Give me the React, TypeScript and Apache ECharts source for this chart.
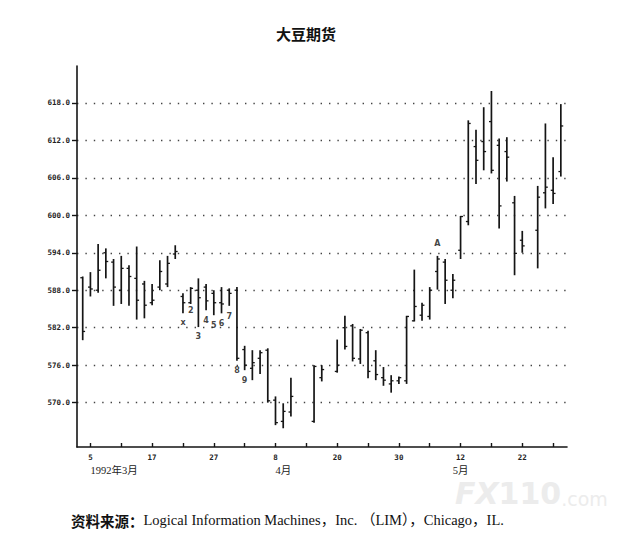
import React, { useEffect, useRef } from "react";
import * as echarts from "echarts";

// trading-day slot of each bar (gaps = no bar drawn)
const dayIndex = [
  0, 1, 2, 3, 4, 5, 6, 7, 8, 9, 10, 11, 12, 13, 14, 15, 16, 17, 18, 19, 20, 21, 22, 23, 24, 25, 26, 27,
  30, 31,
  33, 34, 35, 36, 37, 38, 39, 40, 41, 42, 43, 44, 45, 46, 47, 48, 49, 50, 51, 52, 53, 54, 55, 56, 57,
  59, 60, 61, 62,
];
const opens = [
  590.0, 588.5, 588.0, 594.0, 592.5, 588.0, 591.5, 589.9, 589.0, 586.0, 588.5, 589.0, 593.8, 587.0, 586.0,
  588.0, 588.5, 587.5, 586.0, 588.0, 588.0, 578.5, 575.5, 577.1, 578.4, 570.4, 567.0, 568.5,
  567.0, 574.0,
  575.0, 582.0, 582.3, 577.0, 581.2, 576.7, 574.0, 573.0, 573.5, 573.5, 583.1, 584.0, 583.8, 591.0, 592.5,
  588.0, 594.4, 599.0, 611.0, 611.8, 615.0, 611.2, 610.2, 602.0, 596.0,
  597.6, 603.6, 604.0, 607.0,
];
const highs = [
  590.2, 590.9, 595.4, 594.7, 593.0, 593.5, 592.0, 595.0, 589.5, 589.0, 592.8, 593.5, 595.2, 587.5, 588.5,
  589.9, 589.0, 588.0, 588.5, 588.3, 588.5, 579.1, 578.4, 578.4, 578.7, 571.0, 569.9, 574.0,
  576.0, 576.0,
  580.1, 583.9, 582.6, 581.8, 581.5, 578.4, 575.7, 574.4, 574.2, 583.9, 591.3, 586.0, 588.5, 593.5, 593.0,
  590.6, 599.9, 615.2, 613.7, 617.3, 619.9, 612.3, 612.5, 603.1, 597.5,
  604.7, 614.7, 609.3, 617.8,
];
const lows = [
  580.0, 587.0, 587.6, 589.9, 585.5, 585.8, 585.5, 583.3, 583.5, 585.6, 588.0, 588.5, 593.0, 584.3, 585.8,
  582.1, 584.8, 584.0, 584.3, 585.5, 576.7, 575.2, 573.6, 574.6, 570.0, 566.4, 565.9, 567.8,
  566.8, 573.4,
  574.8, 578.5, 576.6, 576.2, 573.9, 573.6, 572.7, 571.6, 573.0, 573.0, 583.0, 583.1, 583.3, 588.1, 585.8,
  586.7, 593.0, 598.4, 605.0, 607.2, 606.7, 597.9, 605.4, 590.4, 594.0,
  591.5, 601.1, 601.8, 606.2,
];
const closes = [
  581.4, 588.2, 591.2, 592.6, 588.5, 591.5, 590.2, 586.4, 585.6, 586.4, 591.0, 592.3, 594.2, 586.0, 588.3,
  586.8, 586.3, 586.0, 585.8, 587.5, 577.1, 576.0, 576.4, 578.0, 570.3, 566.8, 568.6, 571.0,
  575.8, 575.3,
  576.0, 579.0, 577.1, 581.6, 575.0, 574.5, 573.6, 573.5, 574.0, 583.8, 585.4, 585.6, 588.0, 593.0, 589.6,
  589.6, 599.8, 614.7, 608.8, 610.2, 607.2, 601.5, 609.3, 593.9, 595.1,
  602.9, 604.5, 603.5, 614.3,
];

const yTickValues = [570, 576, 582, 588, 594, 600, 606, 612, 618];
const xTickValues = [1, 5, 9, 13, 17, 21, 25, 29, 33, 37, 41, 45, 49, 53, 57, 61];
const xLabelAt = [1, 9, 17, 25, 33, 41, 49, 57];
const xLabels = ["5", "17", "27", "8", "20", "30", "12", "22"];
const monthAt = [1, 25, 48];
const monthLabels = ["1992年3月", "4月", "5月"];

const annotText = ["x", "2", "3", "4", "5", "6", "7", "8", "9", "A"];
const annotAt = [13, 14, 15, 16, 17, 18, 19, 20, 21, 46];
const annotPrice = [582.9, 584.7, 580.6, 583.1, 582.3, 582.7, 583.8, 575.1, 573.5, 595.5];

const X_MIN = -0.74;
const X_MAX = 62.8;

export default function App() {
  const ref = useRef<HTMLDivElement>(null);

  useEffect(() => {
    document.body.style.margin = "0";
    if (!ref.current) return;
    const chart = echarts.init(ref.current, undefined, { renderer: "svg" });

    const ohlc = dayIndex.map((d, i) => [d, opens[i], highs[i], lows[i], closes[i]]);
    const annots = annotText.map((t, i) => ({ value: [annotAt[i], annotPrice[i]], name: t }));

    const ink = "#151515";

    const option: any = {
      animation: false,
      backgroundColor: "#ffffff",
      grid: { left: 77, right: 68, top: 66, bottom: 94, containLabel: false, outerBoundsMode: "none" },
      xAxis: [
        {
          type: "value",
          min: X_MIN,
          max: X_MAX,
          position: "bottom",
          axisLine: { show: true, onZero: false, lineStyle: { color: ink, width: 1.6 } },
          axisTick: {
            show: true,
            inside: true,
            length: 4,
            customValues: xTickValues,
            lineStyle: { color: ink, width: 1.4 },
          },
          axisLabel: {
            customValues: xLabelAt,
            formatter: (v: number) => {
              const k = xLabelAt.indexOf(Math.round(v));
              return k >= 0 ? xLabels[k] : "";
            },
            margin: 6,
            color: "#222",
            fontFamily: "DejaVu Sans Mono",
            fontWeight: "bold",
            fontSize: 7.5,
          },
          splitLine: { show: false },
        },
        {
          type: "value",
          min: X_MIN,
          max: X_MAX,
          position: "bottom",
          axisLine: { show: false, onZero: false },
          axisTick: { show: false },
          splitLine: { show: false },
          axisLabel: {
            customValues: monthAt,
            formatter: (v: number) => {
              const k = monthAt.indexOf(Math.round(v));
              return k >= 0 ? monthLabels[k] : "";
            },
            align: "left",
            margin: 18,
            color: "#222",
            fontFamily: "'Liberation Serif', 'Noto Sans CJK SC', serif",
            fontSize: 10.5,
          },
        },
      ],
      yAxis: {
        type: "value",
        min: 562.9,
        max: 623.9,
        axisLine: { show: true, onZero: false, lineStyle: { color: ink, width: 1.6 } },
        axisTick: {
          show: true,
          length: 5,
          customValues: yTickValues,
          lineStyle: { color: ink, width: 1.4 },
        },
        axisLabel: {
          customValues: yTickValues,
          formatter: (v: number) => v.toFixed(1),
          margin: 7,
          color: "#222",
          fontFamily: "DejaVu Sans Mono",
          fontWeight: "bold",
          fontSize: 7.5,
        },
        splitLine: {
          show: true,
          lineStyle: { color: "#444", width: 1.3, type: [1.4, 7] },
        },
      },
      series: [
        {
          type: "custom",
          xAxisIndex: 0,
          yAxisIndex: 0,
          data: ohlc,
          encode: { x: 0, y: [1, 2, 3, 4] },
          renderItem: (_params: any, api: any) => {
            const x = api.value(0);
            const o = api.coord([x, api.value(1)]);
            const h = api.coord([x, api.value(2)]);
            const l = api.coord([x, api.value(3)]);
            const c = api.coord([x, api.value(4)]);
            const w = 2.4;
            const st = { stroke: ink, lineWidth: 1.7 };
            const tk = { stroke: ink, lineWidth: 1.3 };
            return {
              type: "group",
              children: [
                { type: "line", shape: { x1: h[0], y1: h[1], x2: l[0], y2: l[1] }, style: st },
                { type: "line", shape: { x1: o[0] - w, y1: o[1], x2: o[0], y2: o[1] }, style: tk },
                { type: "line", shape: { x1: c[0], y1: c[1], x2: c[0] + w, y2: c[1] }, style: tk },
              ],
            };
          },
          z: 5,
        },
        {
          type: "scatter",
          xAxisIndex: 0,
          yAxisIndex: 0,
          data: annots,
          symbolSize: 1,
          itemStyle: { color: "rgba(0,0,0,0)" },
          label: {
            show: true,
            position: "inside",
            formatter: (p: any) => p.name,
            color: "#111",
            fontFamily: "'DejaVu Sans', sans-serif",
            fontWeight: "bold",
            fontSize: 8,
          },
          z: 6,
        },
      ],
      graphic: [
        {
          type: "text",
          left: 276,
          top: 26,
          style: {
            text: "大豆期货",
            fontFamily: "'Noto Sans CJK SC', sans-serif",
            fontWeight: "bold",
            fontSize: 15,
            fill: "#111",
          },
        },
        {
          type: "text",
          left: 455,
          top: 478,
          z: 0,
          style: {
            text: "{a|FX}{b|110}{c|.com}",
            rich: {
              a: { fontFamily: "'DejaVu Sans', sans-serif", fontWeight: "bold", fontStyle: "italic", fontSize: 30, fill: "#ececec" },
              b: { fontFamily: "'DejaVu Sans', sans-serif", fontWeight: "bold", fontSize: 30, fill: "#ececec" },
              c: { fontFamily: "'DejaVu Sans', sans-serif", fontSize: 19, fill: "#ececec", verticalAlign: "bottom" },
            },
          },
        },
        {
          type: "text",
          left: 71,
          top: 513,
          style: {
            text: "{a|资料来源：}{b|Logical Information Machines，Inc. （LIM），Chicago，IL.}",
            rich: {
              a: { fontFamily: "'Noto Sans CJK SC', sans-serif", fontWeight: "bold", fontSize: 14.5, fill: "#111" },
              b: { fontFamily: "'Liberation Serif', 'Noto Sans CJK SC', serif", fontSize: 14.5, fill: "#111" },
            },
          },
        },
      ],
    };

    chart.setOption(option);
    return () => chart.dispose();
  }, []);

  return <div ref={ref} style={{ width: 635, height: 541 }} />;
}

============

GIVEN PROBLEM: Write down every line from the opening of the listing to the line with "import * as", both included, and nothing else; the pictures are omitted.

FINISHED TASK:
Give me the React, TypeScript and Apache ECharts source for this chart.
import React, { useEffect, useRef } from "react";
import * as echarts from "echarts";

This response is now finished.